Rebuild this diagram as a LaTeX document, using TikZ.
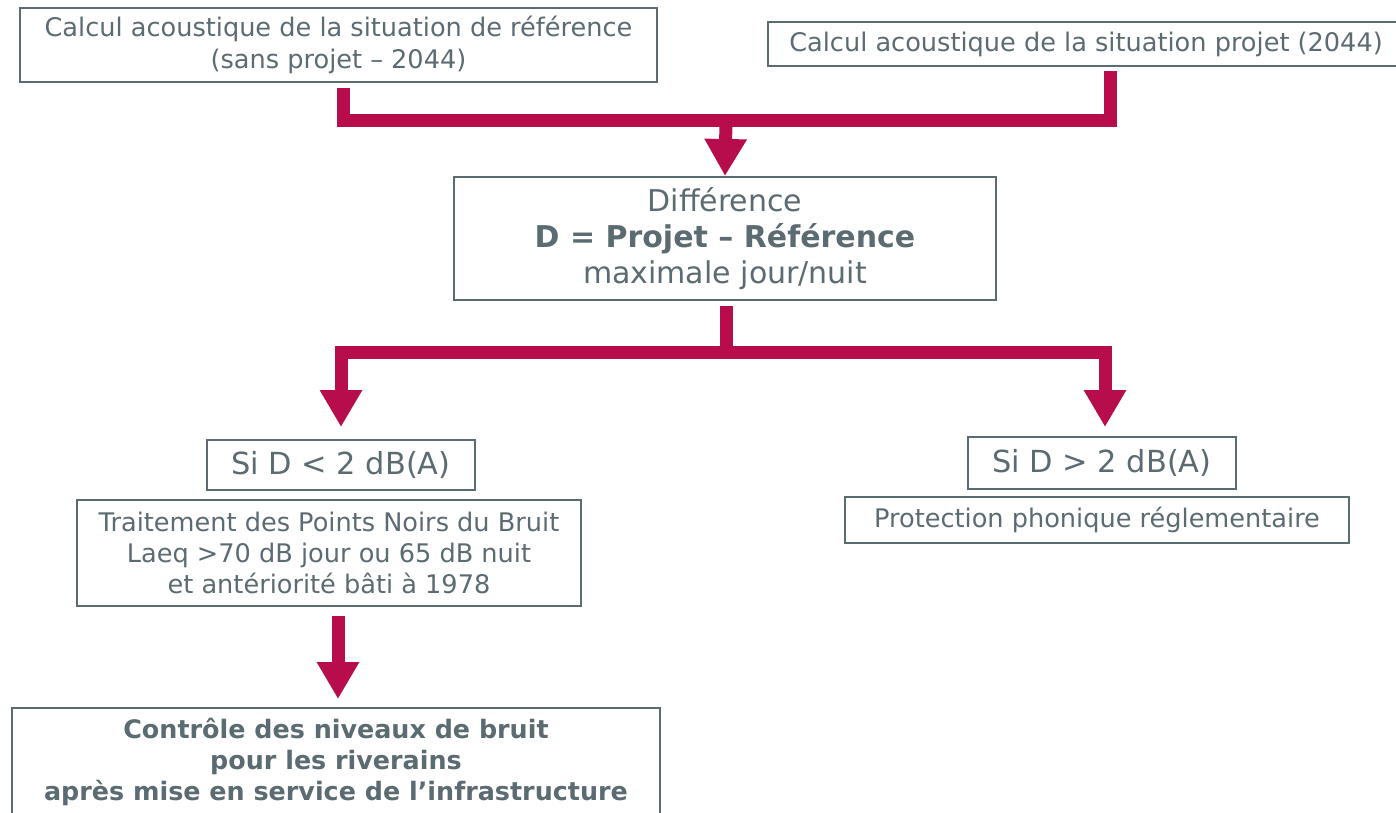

......

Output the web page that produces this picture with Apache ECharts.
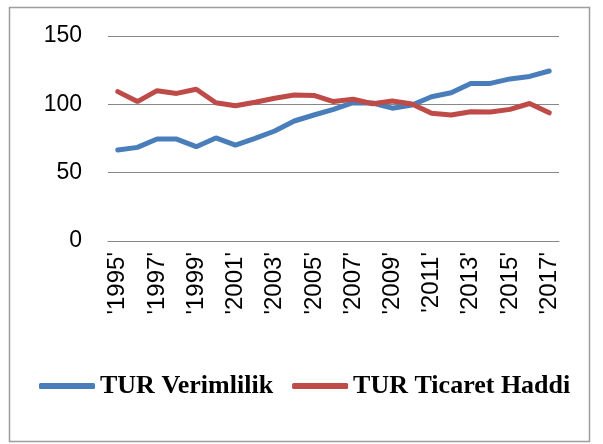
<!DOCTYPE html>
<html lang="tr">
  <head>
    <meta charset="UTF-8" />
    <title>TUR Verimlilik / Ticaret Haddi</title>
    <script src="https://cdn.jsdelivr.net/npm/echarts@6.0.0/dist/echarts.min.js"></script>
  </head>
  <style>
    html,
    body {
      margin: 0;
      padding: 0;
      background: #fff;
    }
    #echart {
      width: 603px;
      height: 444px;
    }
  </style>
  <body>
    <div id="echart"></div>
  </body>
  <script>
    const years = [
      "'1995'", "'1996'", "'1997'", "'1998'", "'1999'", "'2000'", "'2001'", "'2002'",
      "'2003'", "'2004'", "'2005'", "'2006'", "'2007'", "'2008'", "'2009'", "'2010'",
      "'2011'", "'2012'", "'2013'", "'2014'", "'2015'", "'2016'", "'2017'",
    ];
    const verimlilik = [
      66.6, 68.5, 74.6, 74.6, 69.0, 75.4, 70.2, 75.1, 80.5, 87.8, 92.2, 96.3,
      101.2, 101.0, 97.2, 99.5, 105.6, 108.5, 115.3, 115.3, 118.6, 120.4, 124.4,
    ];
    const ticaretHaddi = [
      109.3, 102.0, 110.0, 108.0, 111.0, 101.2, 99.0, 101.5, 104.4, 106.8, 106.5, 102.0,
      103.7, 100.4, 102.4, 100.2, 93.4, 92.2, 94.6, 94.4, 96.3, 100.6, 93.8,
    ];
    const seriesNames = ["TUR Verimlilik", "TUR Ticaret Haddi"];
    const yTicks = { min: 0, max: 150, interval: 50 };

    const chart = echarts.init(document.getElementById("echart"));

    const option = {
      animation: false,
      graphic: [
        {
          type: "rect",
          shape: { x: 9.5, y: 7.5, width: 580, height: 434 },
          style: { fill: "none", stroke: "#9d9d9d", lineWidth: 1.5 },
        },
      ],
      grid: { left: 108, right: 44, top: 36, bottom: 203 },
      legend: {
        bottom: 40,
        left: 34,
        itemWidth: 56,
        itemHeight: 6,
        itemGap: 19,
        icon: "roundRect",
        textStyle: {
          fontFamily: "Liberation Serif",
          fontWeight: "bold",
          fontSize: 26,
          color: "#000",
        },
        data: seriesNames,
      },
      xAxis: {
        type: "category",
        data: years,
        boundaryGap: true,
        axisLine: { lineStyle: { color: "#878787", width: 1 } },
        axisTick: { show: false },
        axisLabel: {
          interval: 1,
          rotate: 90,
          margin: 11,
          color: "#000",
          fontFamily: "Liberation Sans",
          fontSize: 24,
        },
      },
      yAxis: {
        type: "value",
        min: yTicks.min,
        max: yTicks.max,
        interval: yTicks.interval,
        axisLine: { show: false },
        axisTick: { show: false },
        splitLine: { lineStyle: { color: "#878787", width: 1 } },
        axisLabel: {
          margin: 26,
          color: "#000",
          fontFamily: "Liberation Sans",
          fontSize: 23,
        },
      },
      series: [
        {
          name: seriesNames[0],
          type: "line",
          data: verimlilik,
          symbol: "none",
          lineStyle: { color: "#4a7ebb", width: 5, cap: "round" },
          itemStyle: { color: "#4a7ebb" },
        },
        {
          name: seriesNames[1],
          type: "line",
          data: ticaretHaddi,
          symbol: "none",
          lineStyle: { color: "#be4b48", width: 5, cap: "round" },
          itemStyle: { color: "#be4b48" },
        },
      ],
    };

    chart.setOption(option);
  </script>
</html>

......

Select every line in the material above where the string "document" occurs, and copy it.

Output of the exercise:
Rebuild this diagram as a LaTeX document, using TikZ.
    const chart = echarts.init(document.getElementById("echart"));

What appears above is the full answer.